- [Problem to work on]:
Collect all the lines that mention the word "this".

Code that draws figures:
★ ★ ★ ★
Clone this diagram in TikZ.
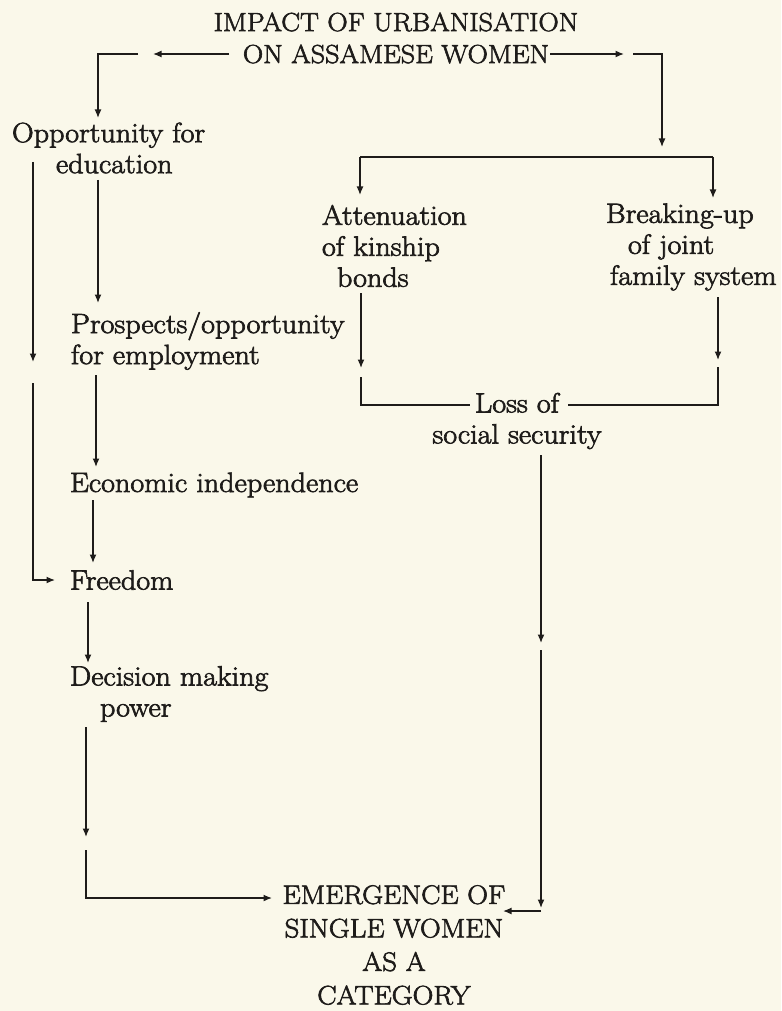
\documentclass[tikz,border=0pt]{standalone}
\usepackage{fontspec}
\setmainfont{Latin Modern Roman}[FakeBold=2.4,FakeStretch=1.08]
\usetikzlibrary{arrows.meta}
\definecolor{paper}{RGB}{250,248,234}
\definecolor{ink}{RGB}{30,28,26}
\begin{document}
\begin{tikzpicture}[x=1pt,y=-1pt,
  every node/.style={inner sep=0pt,outer sep=0pt,text=ink},
  lbl/.style={font=\fontsize{27.9}{31}\selectfont},
  headtxt/.style={font=\fontsize{26.1}{31}\selectfont},
  endtxt/.style={font=\fontsize{26.7}{33.5}\selectfont},
  conn/.style={draw=ink,line width=1.4pt},
  arr/.style={conn,-{Latex[length=8.5pt,width=7pt]}}]
\fill[paper] (0,0) rectangle (781,1011);
\useasboundingbox (0,0) rectangle (781,1011);
% nodes
\node[headtxt] (t1) at (396,22) {IMPACT OF URBANISATION};
\node[headtxt] (t2) at (396,54) {ON ASSAMESE WOMEN};
\node[lbl,align=left,anchor=west] (opp) at (12,148) {Opportunity for\\\hspace*{44pt}education};
\node[lbl,align=left,anchor=west] (pros) at (71,341) {Prospects/opportunity\\for employment};
\node[lbl,anchor=west] (econ) at (70,485) {Economic independence};
\node[lbl,anchor=west] (free) at (70,580) {Freedom};
\node[lbl,align=left,anchor=west] (dec) at (70,694) {Decision making\\\hspace*{30pt}power};
\node[lbl,align=left,anchor=west] (att) at (322,246) {Attenuation\\of kinship\\\hspace*{15pt}bonds};
\node[lbl,align=left,anchor=west] (brk) at (606,247) {Breaking-up\\\hspace*{22pt}of joint\\\hspace*{4pt}family system};
\node[lbl,align=center] (loss) at (517,421) {Loss of\\social security};
\node[endtxt,align=center] (emg) at (394,945) {EMERGENCE OF\\SINGLE WOMEN\\AS A\\CATEGORY};
% coordinates
\coordinate (a1) at (229,54);  \coordinate (a2) at (153,54);
\coordinate (a3) at (138,54);  \coordinate (a4) at (98,54);  \coordinate (a5) at (98,118);
\coordinate (b1) at (550,54);  \coordinate (b2) at (624,54);
\coordinate (b3) at (633,54);  \coordinate (b4) at (662,54);  \coordinate (b5) at (662,147);
\coordinate (j1) at (662,157); \coordinate (j2) at (360,157); \coordinate (j3) at (360,195);
\coordinate (j4) at (713,157); \coordinate (j5) at (713,198);
\coordinate (f1) at (33,162);  \coordinate (f2) at (33,362);
\coordinate (f3) at (33,383);  \coordinate (f4) at (33,580);  \coordinate (f5) at (55,580);
\coordinate (g1) at (98,180);  \coordinate (g2) at (98,303);
\coordinate (h1) at (96,375);  \coordinate (h2) at (96,467);
\coordinate (i1) at (93,500);  \coordinate (i2) at (93,563);
\coordinate (k1) at (88,602);  \coordinate (k2) at (88,663);
\coordinate (m1) at (86,727);  \coordinate (m2) at (86,837);
\coordinate (m3) at (86,850);  \coordinate (m4) at (86,898);  \coordinate (m5) at (272,898);
\coordinate (l1) at (361,293); \coordinate (l2) at (361,368);
\coordinate (l3) at (361,377); \coordinate (l4) at (361,405); \coordinate (l5) at (470,405);
\coordinate (r1) at (718,297); \coordinate (r2) at (718,360);
\coordinate (r3) at (718,367); \coordinate (r4) at (718,405); \coordinate (r5) at (568,405);
\coordinate (n1) at (541,455); \coordinate (n2) at (541,643);
\coordinate (n3) at (541,650); \coordinate (n4) at (541,908);
\coordinate (n5) at (541,911); \coordinate (n6) at (503,911);
% connectors
\draw[arr] (a1) -- (a2);
\draw[arr] (a3) -- (a4) -- (a5);
\draw[arr] (b1) -- (b2);
\draw[arr] (b3) -- (b4) -- (b5);
\draw[conn] (j2) -- (j4);
\draw[arr] (j2) -- (j3);
\draw[arr] (j4) -- (j5);
\draw[arr] (f1) -- (f2);
\draw[arr] (f3) -- (f4) -- (f5);
\draw[arr] (g1) -- (g2);
\draw[arr] (h1) -- (h2);
\draw[arr] (i1) -- (i2);
\draw[arr] (k1) -- (k2);
\draw[arr] (m1) -- (m2);
\draw[arr] (m3) -- (m4) -- (m5);
\draw[arr] (l1) -- (l2);
\draw[conn] (l3) -- (l4) -- (l5);
\draw[arr] (r1) -- (r2);
\draw[conn] (r3) -- (r4) -- (r5);
\draw[arr] (n1) -- (n2);
\draw[arr] (n3) -- (n4);
\draw[arr] (n5) -- (n6);
\end{tikzpicture}
\end{document}
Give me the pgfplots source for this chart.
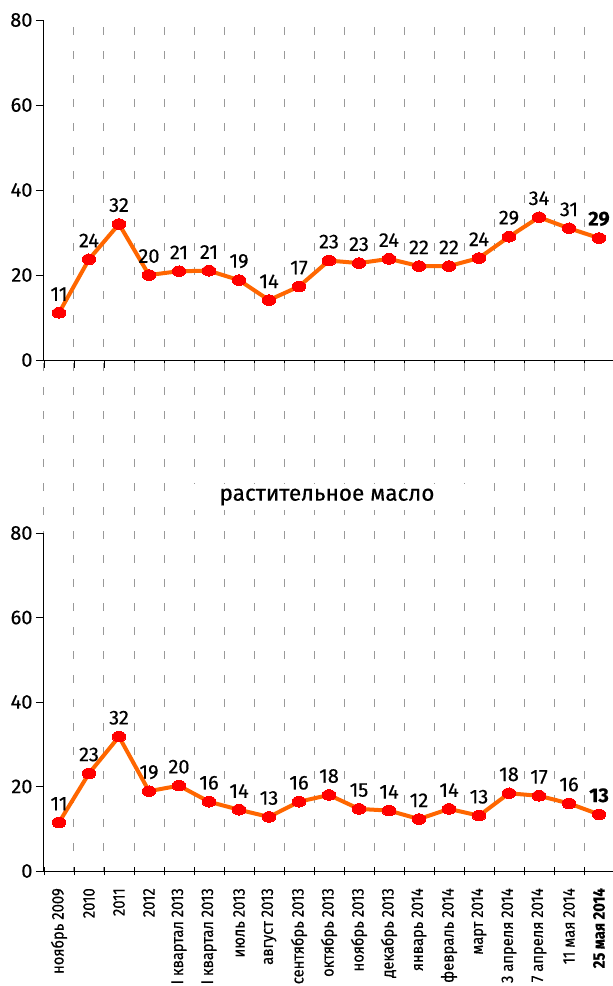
\documentclass[border=0pt]{standalone}
\usepackage{fontspec}
\setmainfont{Fira Sans}[FakeBold=0.4]
\newfontfamily\condfont{Fira Sans}[FakeStretch=0.88, FakeBold=0.4]
\usepackage{pgfplots}
\pgfplotsset{compat=1.18}
\definecolor{orangeline}{HTML}{FF6600}
\definecolor{gridgray}{HTML}{999999}
\begin{document}
\begin{tikzpicture}[x=1pt,y=1pt]
\pgfplotsset{
  mybase/.style={scale only axis, width=570pt, xmin=-0.5, xmax=18.5, ymin=0, ymax=80,
    axis x line=bottom, axis y line=left, axis line style={-, black, line width=1pt},
    ytick={0,20,40,60,80}, tick style={black, line width=0.8pt},
    tick align=outside, major tick length=8pt,
    y tick label style={font=\fontsize{20}{22}\selectfont},
    /pgf/number format/assume math mode=true,
    clip=false,
    nodes near coords, point meta=explicit symbolic,
    nodes near coords style={font=\fontsize{20}{22}\selectfont, black, anchor=south, inner sep=1pt, yshift=11pt},
  },
  myline/.style={line width=4pt, color=orangeline, mark=*, mark size=5.3pt,
    mark options={fill=red, draw=red, xscale=1.3, line width=0pt}},
}
% top chart
\begin{axis}[mybase, at={(44pt,-360pt)}, anchor=south west, height=340pt,
  xtick={-0.5,0.5,1.5,2.5,3.5,4.5,5.5,6.5,7.5,8.5,9.5,10.5,11.5,12.5,13.5,14.5,15.5,16.5,17.5,18.5},
  xticklabels={}]
\draw[gridgray, line width=1pt, dash pattern=on 8pt off 16pt, dash phase=21pt] (axis cs:-0.5,0) -- (axis cs:-0.5,-120.2);
\pgfplotsinvokeforeach{0.5,1.5,2.5,3.5,4.5,5.5,6.5,7.5,8.5,9.5,10.5,11.5,12.5,13.5,14.5,15.5,16.5,17.5,18.5}{
  \draw[gridgray, line width=1pt, dash pattern=on 8pt off 16pt, dash phase=17pt] (axis cs:#1,80) -- (axis cs:#1,-120.2);
}
\addplot[myline] coordinates {
 (0,11.1) [11] (1,23.7) [24] (2,32) [32] (3,20) [20] (4,20.9) [21] (5,21) [21]
 (6,18.8) [19] (7,14.1) [14] (8,17.3) [17] (9,23.4) [23] (10,22.8) [23] (11,23.8) [24]
 (12,22.1) [22] (13,22.1) [22] (14,24) [24] (15,29) [29] (16,33.6) [34] (17,31) [31]
 (18,28.7) [\textbf{29}]
};
\end{axis}
\node[fill=white, inner xsep=52pt, inner ysep=5pt, font=\fontsize{22.5}{26}\selectfont] at (327pt,-497pt) {растительное масло};
% bottom chart
\begin{axis}[mybase, at={(44pt,-871pt)}, anchor=south west, height=338pt,
  xtick={0,1,2,3,4,5,6,7,8,9,10,11,12,13,14,15,16,17,18},
  major x tick style={draw=none},
  minor xtick={-0.5,0.5,1.5,2.5,3.5,4.5,5.5,6.5,7.5,8.5,9.5,10.5,11.5,12.5,13.5,14.5,15.5,16.5,17.5,18.5},
  minor tick length=8pt, minor x tick style={black, line width=0.8pt, yshift=4pt},
  xticklabels={ноябрь 2009, 2010, 2011, 2012, I квартал 2013, I квартал 2013, июль 2013, август 2013, сентябрь 2013, октябрь 2013, ноябрь 2013, декабрь 2013, январь 2014, февраль 2014, март 2014, 3 апреля 2014, 7 апреля 2014, 11 мая 2014, \textbf{25 мая 2014}},
  x tick label style={rotate=90, anchor=east, inner sep=0pt, font=\condfont\fontsize{16.8}{19}\selectfont},
  xticklabel shift=9pt]
\addplot[myline] coordinates {
 (0,11.5) [11] (1,23.1) [23] (2,31.8) [32] (3,18.9) [19] (4,20.2) [20] (5,16.4) [16]
 (6,14.5) [14] (7,12.8) [13] (8,16.4) [16] (9,18) [18] (10,14.7) [15] (11,14.3) [14]
 (12,12.3) [12] (13,14.7) [14] (14,13.1) [13] (15,18.4) [18] (16,17.8) [17] (17,16) [16]
 (18,13.4) [\textbf{13}]
};
\end{axis}
\pgfresetboundingbox
\path[use as bounding box] (0pt,0pt) rectangle (613pt,-986pt);
\end{tikzpicture}
\end{document}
★ ★ ★ ★
- [Solution below]:
Clone this diagram in TikZ.
Give me the pgfplots source for this chart.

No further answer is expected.